What determines radiation dose in nuclear medicine?

Radiation dose in nuclear medicine is determined by the amount of administered activity, the physical half-life of the radionuclide, the biological clearance of the radiopharmaceutical, the type and energy of emitted radiation, and the distribution of activity within the body.

Radiation dose in nuclear medicine depends on administered activity, emission energy, radiation type, and how long the radionuclide remains within tissues.

Unlike external beam imaging, where dose is delivered instantaneously, nuclear medicine dose arises from radioactive decay occurring inside the patient over time. The total absorbed dose depends on how long the radionuclide remains in tissues and how much energy is deposited locally.
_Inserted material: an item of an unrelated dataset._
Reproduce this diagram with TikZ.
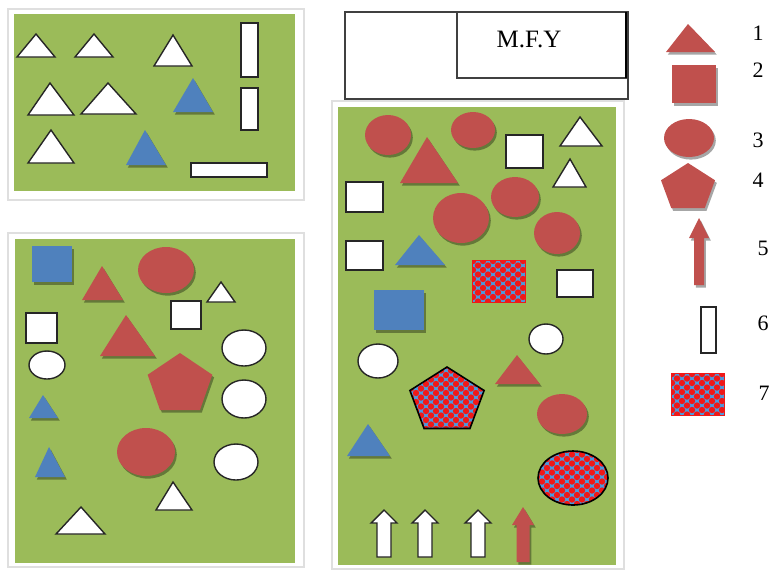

Dose is therefore governed by both nuclear physics and physiology.

Understanding the physics

When a radiopharmaceutical is administered, radioactive decay begins immediately. Each decay event releases energy in the form of beta particles, positrons, gamma photons, or alpha particles, depending on the radionuclide.

The absorbed dose to a tissue depends on:

Cumulated activity: the total number of radioactive decays occurring in that tissue over time. This depends on both physical half-life and biological clearance. The longer activity remains, the greater the total dose.
Type of radiation emitted: Particulate emissions (beta particles, positrons, alpha particles) deposit energy locally and contribute significantly to absorbed dose. Gamma photons are more penetrating and may deposit energy at a distance or escape the body entirely.
Energy per decay: Higher-energy emissions deposit more energy per disintegration.
Distribution of activity: If activity is concentrated in a specific organ, dose to that organ increases.

Mathematically, absorbed dose is proportional to:

Cumulated activity
Mean energy emitted per decay
Fraction of energy absorbed in the target tissue

In diagnostic nuclear medicine, most administered activity results in relatively low absorbed doses because gamma photons escape and are detected externally. In therapeutic applications, radionuclides are selected specifically to maximise local energy deposition.

Effective half-life plays a key role because it determines how long activity remains in tissue. Rapid biological clearance reduces dose, even if the physical half-life is long.

Where this matters clinically

Understanding what determines dose explains:

Why administered activity is standardised
Why renal impairment may increase dose
Why therapeutic radionuclides deliver much higher organ doses
Why PET tracers typically result in modest effective doses

Dose estimation in nuclear medicine is commonly performed using models such as the MIRD schema, which calculate absorbed dose based on cumulated activity and radionuclide properties.